Sur un autre volet, l’Egypte poursuit sa coordination avec les forces régionales et internationales pour tenter de parvenir à un cessez-le-feu. Les chefs de la diplomatie égyptienne et américaine, Sameh Shoukry et Antony Blinken, ont échangé, le 13 mai, leurs visions sur la détérioration des conditions humanitaires et sécuritaires dans la bande de Gaza, surtout à Rafah, après la prise de contrôle israélienne du côté palestinien du point de passage de Rafah, empêchant l’entrée des aides humanitaires.

Sameh Shoukry a rappelé à son homologue américain les conséquences humanitaires désastreuses qui affecteront plus de 1,4 million de Palestiniens si l’agression israélienne à Rafah se poursuit, soulignant la nécessité de rétablir l’accès de la population de Gaza à l’aide humanitaire qui a cessé ces derniers jours.

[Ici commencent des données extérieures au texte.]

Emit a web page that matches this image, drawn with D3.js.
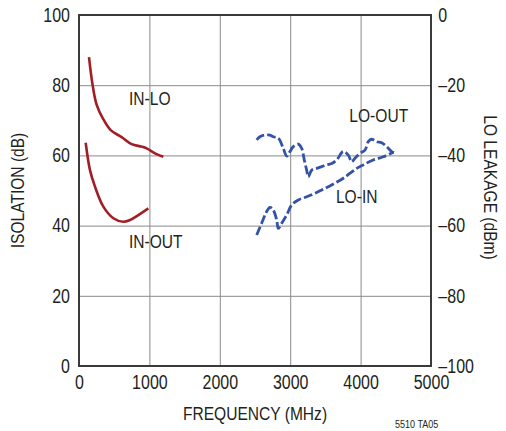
<!DOCTYPE html>
<html>
<head>
<meta charset="utf-8">
<script src="https://cdn.jsdelivr.net/npm/d3@7"></script>
<style>
  body { margin: 0; background: #fff; }
  svg text { font-family: "Liberation Sans Narrow", "Arial Narrow", "Liberation Sans", sans-serif; fill: #231f20; }
</style>
</head>
<body>
<div id="chart"></div>
<script>
// frequency ticks (MHz) and both y axes
const freqTicks = [0, 1000, 2000, 3000, 4000, 5000];
const isoTicks = [0, 20, 40, 60, 80, 100];
const leakTicks = [-100, -80, -60, -40, -20, 0];

// isolation curves, dB (left axis)
const inLoFreq = [142, 190, 251, 340, 450, 606, 748, 890, 961, 1080, 1198];
const inLoIso  = [88, 80.5, 74.4, 70.5, 67.2, 65.2, 63.2, 62.5, 62.0, 60.6, 59.6];
const inOutFreq = [95, 156, 227, 346, 488, 630, 724, 843, 985];
const inOutIso  = [63.6, 55.8, 51.1, 45.4, 42.1, 41.1, 41.6, 43.0, 44.9];

// LO leakage curves, dBm (right axis)
const loOutFreq = [2524, 2571, 2642, 2713, 2760, 2831, 2902, 2950, 2997, 3044, 3115, 3163, 3200, 3234, 3257,
                   3305, 3376, 3447, 3518, 3589, 3660, 3754, 3825, 3873, 3920, 3991, 4062, 4109, 4157, 4229,
                   4300, 4370, 4442, 4474];
const loOutDbm  = [-35.6, -34.7, -34.2, -34.2, -34.7, -35.1, -38.0, -40.2, -38.9, -37.5, -36.8, -38.0, -41.3, -44.2, -46.1,
                   -44.2, -43.7, -43.2, -42.7, -42.3, -41.3, -38.9, -39.9, -41.8, -40.8, -39.4, -38.5, -36.1, -35.4, -36.1,
                   -36.4, -37.5, -38.9, -39.2];
const loInFreq = [2524, 2595, 2666, 2713, 2760, 2808, 2831, 2879, 2950, 3021, 3115, 3234, 3352, 3494, 3636,
                  3754, 3945, 4038, 4180, 4322, 4465];
const loInDbm  = [-62.7, -59.3, -56.0, -54.8, -55.6, -58.4, -60.8, -59.3, -57.0, -54.1, -52.7, -51.8, -50.8, -49.4, -47.9,
                  -46.5, -43.7, -42.7, -41.3, -40.4, -39.1];

const margin = {top: 15, right: 75, bottom: 65, left: 79};
const width = 506, height = 431;
const w = width - margin.left - margin.right;
const h = height - margin.top - margin.bottom;

// the original type is a condensed face; squeeze the regular one
const squeeze = 0.82;

const svg = d3.select("#chart").append("svg")
    .attr("width", width)
    .attr("height", height);

const g = svg.append("g")
    .attr("transform", `translate(${margin.left},${margin.top})`);

const x = d3.scaleLinear().domain([0, 5000]).range([0, w]);
const yL = d3.scaleLinear().domain([0, 100]).range([h, 0]);
const yR = d3.scaleLinear().domain([-100, 0]).range([h, 0]);

// gridlines
g.append("g")
    .attr("class", "grid")
    .attr("transform", `translate(0,${h})`)
    .call(d3.axisBottom(x).tickValues(freqTicks).tickSize(-h).tickFormat(""))
    .call(a => a.select(".domain").remove());
g.append("g")
    .attr("class", "grid")
    .call(d3.axisLeft(yL).tickValues(isoTicks).tickSize(-w).tickFormat(""))
    .call(a => a.select(".domain").remove());
g.selectAll(".grid line").attr("stroke", "#8a8a8a").attr("stroke-width", 1);

// frame
g.append("rect")
    .attr("width", w).attr("height", h)
    .attr("fill", "none").attr("stroke", "#3a3a3a").attr("stroke-width", 2);

// tick labels
const fmt = d => d < 0 ? "\u2013" + Math.abs(d) : String(d);
const styleTicks = sel => sel.selectAll("text")
    .attr("font-size", 19.5)
    .attr("font-family", null)
    .attr("transform", `scale(${squeeze},1)`);

g.append("g")
    .attr("transform", `translate(0,${h})`)
    .call(d3.axisBottom(x).tickValues(freqTicks).tickSize(0).tickPadding(9).tickFormat(fmt))
    .call(a => a.select(".domain").remove())
    .call(styleTicks);

g.append("g")
    .call(d3.axisLeft(yL).tickValues(isoTicks).tickSize(0).tickPadding(11).tickFormat(fmt))
    .call(a => a.select(".domain").remove())
    .call(styleTicks);

g.append("g")
    .attr("transform", `translate(${w},0)`)
    .call(d3.axisRight(yR).tickValues(leakTicks).tickSize(0).tickPadding(9).tickFormat(fmt))
    .call(a => a.select(".domain").remove())
    .call(styleTicks);

// axis titles
function label(parent, tx, ty, rot, txt, size, anchor) {
    parent.append("text")
        .attr("transform", `translate(${tx},${ty}) rotate(${rot}) scale(${squeeze},1)`)
        .attr("text-anchor", anchor)
        .attr("font-size", size)
        .text(txt);
}

label(svg, margin.left + w / 2, 420, 0, "FREQUENCY (MHz)", 19, "middle");
label(svg, 24, margin.top + h / 2, -90, "ISOLATION (dB)", 19, "middle");
label(svg, 484, margin.top + h / 2 - 3, 90, "LO LEAKAGE (dBm)", 19, "middle");
label(svg, 395, 428, 0, "5510 TA05", 11, "start");

// curves
const red = "#a21e26", blue = "#3452a6";

const isoLine = d3.line().x(d => x(d[0])).y(d => yL(d[1])).curve(d3.curveCatmullRom);
const leakLine = d3.line().x(d => x(d[0])).y(d => yR(d[1])).curve(d3.curveCatmullRom);

g.append("path")
    .datum(d3.zip(inLoFreq, inLoIso))
    .attr("d", isoLine)
    .attr("fill", "none").attr("stroke", red).attr("stroke-width", 2.6);

g.append("path")
    .datum(d3.zip(inOutFreq, inOutIso))
    .attr("d", isoLine)
    .attr("fill", "none").attr("stroke", red).attr("stroke-width", 2.6);

g.append("path")
    .datum(d3.zip(loOutFreq, loOutDbm))
    .attr("d", leakLine)
    .attr("fill", "none").attr("stroke", blue).attr("stroke-width", 2.8)
    .attr("stroke-dasharray", "9,3");

g.append("path")
    .datum(d3.zip(loInFreq, loInDbm))
    .attr("d", leakLine)
    .attr("fill", "none").attr("stroke", blue).attr("stroke-width", 2.8)
    .attr("stroke-dasharray", "9,3");

// curve labels
const curveLabels = ["IN-LO", "IN-OUT", "LO-OUT", "LO-IN"];
const labelFreq = [710, 710, 3840, 3650];
const labelIso = [74.5, 33.5, 69.5, 46.5];
curveLabels.forEach((t, i) =>
    label(g, x(labelFreq[i]), yL(labelIso[i]), 0, t, 19, "start"));
</script>
</body>
</html>
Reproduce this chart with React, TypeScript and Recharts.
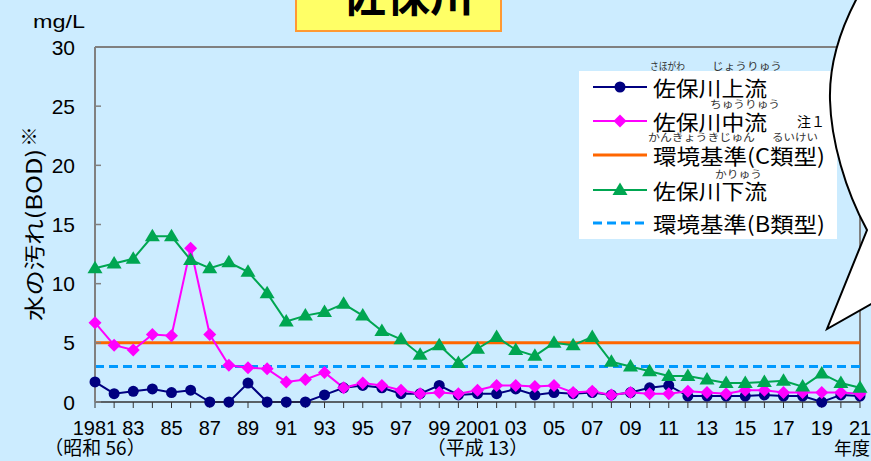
import { LineChart, Line, XAxis, YAxis, ReferenceLine } from 'recharts';

const YEARS = [
  1981, 1982, 1983, 1984, 1985, 1986, 1987, 1988, 1989, 1990,
  1991, 1992, 1993, 1994, 1995, 1996, 1997, 1998, 1999, 2000,
  2001, 2002, 2003, 2004, 2005, 2006, 2007, 2008, 2009, 2010,
  2011, 2012, 2013, 2014, 2015, 2016, 2017, 2018, 2019, 2020, 2021,
];

// 佐保川上流
const UPPER = [
  1.7, 0.7, 0.9, 1.1, 0.8, 1.0, 0, 0, 1.6, 0,
  0, 0, 0.6, 1.2, 1.4, 1.2, 0.7, 0.7, 1.4, 0.6,
  0.7, 0.7, 1.1, 0.6, 0.8, 0.7, 0.8, 0.6, 0.8, 1.2,
  1.4, 0.5, 0.5, 0.5, 0.5, 0.6, 0.5, 0.5, 0, 0.6, 0.5,
];

// 佐保川中流
const MIDDLE = [
  6.7, 4.8, 4.4, 5.7, 5.6, 13.0, 5.7, 3.1, 2.9, 2.8,
  1.7, 1.9, 2.5, 1.2, 1.6, 1.4, 1.0, 0.7, 0.8, 0.7,
  1.0, 1.4, 1.4, 1.3, 1.4, 0.8, 0.9, 0.6, 0.8, 0.7,
  0.7, 0.9, 0.8, 0.7, 1.0, 1.0, 0.8, 0.8, 0.8, 0.8, 0.7,
];

// 佐保川下流
const LOWER = [
  11.3, 11.7, 12.1, 14.0, 14.0, 12.0, 11.3, 11.8, 11.0, 9.2,
  6.8, 7.3, 7.6, 8.3, 7.3, 6.0, 5.3, 4.0, 4.8, 3.3,
  4.5, 5.5, 4.4, 3.9, 5.0, 4.8, 5.5, 3.4, 3.0, 2.6,
  2.2, 2.2, 1.9, 1.6, 1.6, 1.7, 1.8, 1.3, 2.4, 1.6, 1.2,
];

const X_LABELS = [
  '1981', '', '83', '', '85', '', '87', '', '89', '',
  '91', '', '93', '', '95', '', '97', '', '99', '',
  '2001', '', '03', '', '05', '', '07', '', '09', '',
  '11', '', '13', '', '15', '', '17', '', '19', '', '21',
];
const ERA_LABELS: Record<number, string> = { 1981: '（昭和 56）', 2001: '（平成 13）' };

const Y_TICKS = [0, 5, 10, 15, 20, 25, 30];
const STD_C = 5;
const STD_B = 3;

const data = YEARS.map((year, i) => ({
  year,
  upper: UPPER[i],
  middle: MIDDLE[i],
  lower: LOWER[i],
}));

const FONT = '"Noto Sans CJK JP", "Noto Sans", sans-serif';
const NUM_FONT = '"Liberation Sans", Arial, sans-serif';
const NAVY = '#000080';
const MAGENTA = '#FF00FF';
const GREEN = '#00A651';
const ORANGE = '#FF6600';
const BLUE = '#0099FF';

const CircleDot = (p: any) => <circle key={p.index} cx={p.cx} cy={p.cy} r={5.5} fill={NAVY} />;
const DiamondDot = (p: any) => (
  <polygon
    key={p.index}
    points={`${p.cx},${p.cy - 6.5} ${p.cx + 6.5},${p.cy} ${p.cx},${p.cy + 6.5} ${p.cx - 6.5},${p.cy}`}
    fill={MAGENTA}
  />
);
const TriangleDot = (p: any) => (
  <polygon
    key={p.index}
    points={`${p.cx},${p.cy - 7.5} ${p.cx + 7.5},${p.cy + 5} ${p.cx - 7.5},${p.cy + 5}`}
    fill={GREEN}
  />
);

const XTick = (p: any) => {
  const i = YEARS.indexOf(p.payload.value);
  const label = X_LABELS[i];
  const era = ERA_LABELS[p.payload.value];
  return (
    <g>
      {label && (
        <text x={p.x} y={p.y + 25} textAnchor="middle" fontSize={20} fontFamily={NUM_FONT} fill="#000">
          {label}
        </text>
      )}
      {era && (
        <text x={p.x} y={p.y + 45} textAnchor="middle" fontSize={19} fontFamily={FONT} fill="#000">
          {era}
        </text>
      )}
    </g>
  );
};

const YTick = (p: any) => (
  <g>
    <text x={p.x} y={p.y} dy={7.5} textAnchor="end" fontSize={21} fontFamily={NUM_FONT} fill="#000">
      {p.payload.value}
    </text>
    <line x1={p.x + 20} x2={p.x + 26} y1={p.y} y2={p.y} stroke="#808080" strokeWidth={1.5} />
  </g>
);

const fit = { lengthAdjust: 'spacingAndGlyphs' as const };

export default function App() {
  return (
    <div style={{ position: 'absolute', left: 0, top: 0, width: 871, height: 461, background: '#CCECFF', overflow: 'hidden', fontFamily: FONT }}>
      <LineChart width={871} height={461} data={data} margin={{ top: 47, right: 11, bottom: 0, left: 0 }}>
        <XAxis
          dataKey="year"
          type="number"
          domain={[1981, 2021]}
          ticks={YEARS}
          interval={0}
          height={59}
          tickSize={6}
          tickMargin={2}
          tick={<XTick />}
          axisLine={{ stroke: '#333', strokeWidth: 1.5 }}
          tickLine={{ stroke: '#333', strokeWidth: 1 }}
        />
        <YAxis
          type="number"
          domain={[0, 30]}
          ticks={Y_TICKS}
          interval={0}
          width={95}
          tickSize={0}
          tickMargin={20}
          tick={<YTick />}
          axisLine={{ stroke: '#808080', strokeWidth: 2 }}
          tickLine={false}
        />
        <ReferenceLine y={30} stroke="#808080" strokeWidth={2} />
        <ReferenceLine x={2021} stroke="#808080" strokeWidth={2} />
        <ReferenceLine y={STD_C} stroke={ORANGE} strokeWidth={3} />
        <ReferenceLine y={STD_B} stroke={BLUE} strokeWidth={3} strokeDasharray="9 5" />
        <Line dataKey="upper" stroke={NAVY} strokeWidth={2} dot={CircleDot} isAnimationActive={false} />
        <Line dataKey="middle" stroke={MAGENTA} strokeWidth={2} dot={DiamondDot} isAnimationActive={false} />
        <Line dataKey="lower" stroke={GREEN} strokeWidth={2} dot={TriangleDot} isAnimationActive={false} />
      </LineChart>

      {/* title box, cut off at the top */}
      <div style={{ position: 'absolute', left: 295, top: -4, width: 203, height: 32, background: '#FFFF66', border: '2px solid #FF9933', overflow: 'hidden' }}>
        <div style={{ position: 'absolute', left: 45, top: -27, fontSize: 44, lineHeight: '44px', fontWeight: 'bold', color: '#000', whiteSpace: 'nowrap' }}>
          佐保川
        </div>
      </div>

      <svg width={871} height={461} style={{ position: 'absolute', left: 0, top: 0, pointerEvents: 'none' }}>
        <text x={33} y={22} fontSize={18} fontFamily={NUM_FONT} dominantBaseline="central" textLength={52} {...fit}>mg/L</text>
        <text x={29} y={135} fontSize={19} fontFamily={FONT} textAnchor="middle" dominantBaseline="central">※</text>
        <text x={33} y={235} fontSize={21} fontFamily={FONT} textAnchor="middle" dominantBaseline="central" transform="rotate(-90 33 235)" textLength={172} {...fit}>
          水の汚れ(BOD)
        </text>
        <text x={852} y={447} fontSize={18} fontFamily={FONT} textAnchor="middle" dominantBaseline="central">年度</text>

        {/* legend */}
        <rect x={579} y={71} width={258} height={168} fill="#fff" />
        <g fontFamily={FONT} fill="#333" fontSize={10.5}>
          <text x={650} y={65} dominantBaseline="central" textLength={35} {...fit}>さほがわ</text>
          <text x={712} y={65} dominantBaseline="central" textLength={70} {...fit}>じょうりゅう</text>
          <text x={710} y={103} dominantBaseline="central" textLength={70} {...fit}>ちゅうりゅう</text>
          <text x={648} y={136} dominantBaseline="central" textLength={107} {...fit}>かんきょうきじゅん</text>
          <text x={772} y={136} dominantBaseline="central" textLength={46} {...fit}>るいけい</text>
          <text x={715} y={173} dominantBaseline="central" textLength={47} {...fit}>かりゅう</text>
        </g>
        <text x={797} y={121} fontSize={14} fontFamily={FONT} dominantBaseline="central">注１</text>
        <g fontFamily={FONT} fill="#000" fontSize={21}>
          <line x1={593} x2={647} y1={87} y2={87} stroke={NAVY} strokeWidth={2} />
          <circle cx={620} cy={87} r={5.5} fill={NAVY} />
          <text x={653} y={87} dominantBaseline="central" textLength={114} {...fit}>佐保川上流</text>

          <line x1={593} x2={647} y1={121} y2={121} stroke={MAGENTA} strokeWidth={2} />
          <polygon points="620,114.5 626.5,121 620,127.5 613.5,121" fill={MAGENTA} />
          <text x={653} y={121} dominantBaseline="central" textLength={114} {...fit}>佐保川中流</text>

          <line x1={593} x2={647} y1={155} y2={155} stroke={ORANGE} strokeWidth={3} />
          <text x={653} y={155} dominantBaseline="central" textLength={172} {...fit}>環境基準(C類型)</text>

          <line x1={593} x2={647} y1={190} y2={190} stroke={GREEN} strokeWidth={2} />
          <polygon points="620,182.5 627.5,195 612.5,195" fill={GREEN} />
          <text x={653} y={190} dominantBaseline="central" textLength={114} {...fit}>佐保川下流</text>

          <line x1={593} x2={647} y1={223} y2={223} stroke={BLUE} strokeWidth={3} strokeDasharray="9 5" />
          <text x={653} y={223} dominantBaseline="central" textLength={172} {...fit}>環境基準(B類型)</text>
        </g>

        {/* speech bubble */}
        <path
          d="M857,-2 C840,30 829,65 830,100 C831,140 845,190 867,230 L827,329 L873,303 L873,-2 Z"
          fill="#fff"
          stroke="#000"
          strokeWidth={2}
        />
      </svg>
    </div>
  );
}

 CIJ : Des verdicts légalement contraignantset sans appel

Le 26 janvier dernier, la Cour Internationale de Justice (CIJ) a rendu une décision demandant à Israël d’empêcher d’éventuels actes de « génocide » et de « prendre des mesures immédiates » pour permettre la fourniture « de l’aide humanitaire à la population civile de Gaza ». Les décisions de la CIJ sont légalement contraignantes et sans appel, et il incombe aux différents Etats de les appliquer. Rien ne garantit cependant qu’Israël obtempère et applique ces décisions.

L’arrêt rendu par la CIJ, qui reconnaît le risque plausible de génocide de la population palestinienne à Gaza, constitue une étape importante qui pourrait contribuer à la protection de la population palestinienne dans la bande de Gaza occupée contre de nouvelles souffrances et préjudices irréparables.

La Cour, saisie par l’Afrique du Sud, qui estime qu’Israël viole la Convention des Nations-Unies sur le génocide de 1948, a ordonné six mesures conservatoires. Israël doit notamment s’abstenir de commettre des actes entrant dans le champ d’application de la Convention sur le génocide, prévenir l’incitation directe et publique à commettre le génocide, punir toute incitation directe et publique à commettre le génocide, prendre des mesures immédiates pour permettre la fourniture de l’aide humanitaire à la population civile de Gaza et présenter un rapport à la Cour d’ici un mois sur toutes les mesures prises conformément à cette ordonnance.